I also have been making Thai basil pesto (with sesame oil, rice vinegar and peanuts), but I have always used it fresh or kept it in the fridge for a few days. I just made my first batch this week to use for these crispy pork noodle bowls. So good! I always use a different recipe for the pesto though. This year, I am planning to experiment with freezing Thai basil in a similar way as my regular basil, so I can make fresh Thai basil pesto throughout the colder months. I have five plants in a big container on my porch and expect to get several harvests out of them.
This year, I am trying to find ways to preserve my parsley. I have two huge plants on my porch and one in my plot. Parsley is probably the herb I used the most in the kitchen, from Moroccan meatballs to fish dishes to soups to simple garnishes. I harvested a big handful, washed it and chopped it up in a food processor. I then froze it with a bit of water in ice cube trays and later moved the cubes to a ziplock bag. This first batch turned out quite crumbly, so next time, I will add more water and even freeze some of the parsley in olive oil.

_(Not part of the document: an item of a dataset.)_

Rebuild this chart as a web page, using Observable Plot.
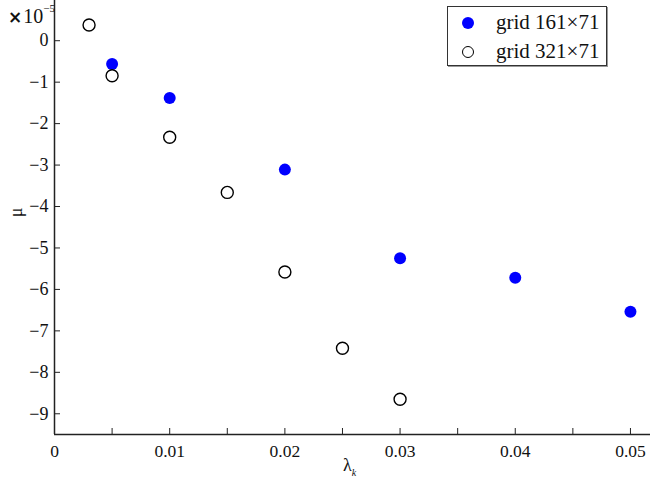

Made a yummy chicken stir-fry over wild rice for dinner tonight. With freshly harvested home-grown peas, garlic scapes (I found two more hidden in my garden plot) and cilantro. Topped with chopped peanuts.
I turned the garlic scapes I harvested a couple of days ago into pesto: just store-bought basil, garlic scapes, olive oil and salt, homogenized with a stick blender and frozen in ice cube trays with a thin layer of olive oil on top. I then stored the cubes in a Ziplock bag in the freezer. They will last for several months. I am still using pesto I made last year. I find that leaving out cheese and nuts makes the pesto more versatile, for instance if I decide to use it on fish or shrimp. One cube packs a punch. I also used rosemary from my porch to make rosemary focaccia, which I had for dinner with a big home-grown salad.
Last night, I pickled my green tomatoes. When they cool down over night on the counter, the color goes from a bright green to a pickle-greenish-brown. I am looking forward to using these on sandwiches (my favorite combination: sharp cheddar, grainy mustard, apple slices, arugula), or on burgers. Yum!
The last tomatoes of 2022. I harvested them yesterday, November 5, just before I pulled all plants. My first tomatoes this year were harvested on July 15. I will savor the last red tomato and quick-pickle the green tomatoes for sandwiches. Yum!
My corn is not yet ready for harvest but I am very excited about the King Philip corn I planted this year. It is a historic Wampanoag flint corn native to New England (named after the Wampanoag chief Metacom who adopted the name King Philip) and has copper-colored, reddish kernels. Flint corn has a hard outer layer around each kernel (protecting it from rodents) and is mostly used for coarse corn meal. It can also be dried and used for popcorn. In addition to King Philip corn, I grew glass gem corn again this year. While mostly used for decoration, glass gem corn can also be ground into meal or popped for snacking.
The garden is brimming with tomatoes. Pictured above is yesterday’s harvest, and I harvested almost as many tomatoes the day before. Time for a second batch of oven-roasted garlicky tomatoes and basil “pesto”. To keep it versatile, I make the latter only with basil, olive oil and salt. I leave out cheese and nuts to add in later depending on the use. Sometimes, I like to mix it with goat cheese for a pesto-goat cheese-spread or use it in a compound butter, which would not need Parmesan. I also found that it freezes better this way. For the tomatoes, I only use red ones and no big slicers. If the larger tomatoes are very juicy, I blot them with paper towels before they go in the oven. I roasted this batch at 275F for two hours and packed it in olive oil. This batch will go in the fridge, the last one went in the freezer for use in a few months. I like to use those in pasta sauces, on pizza or as toppings for sandwiches or savory crepes. It is amazing how a baking sheet packed with tomatoes gets reduced to a single half-pint canning jar.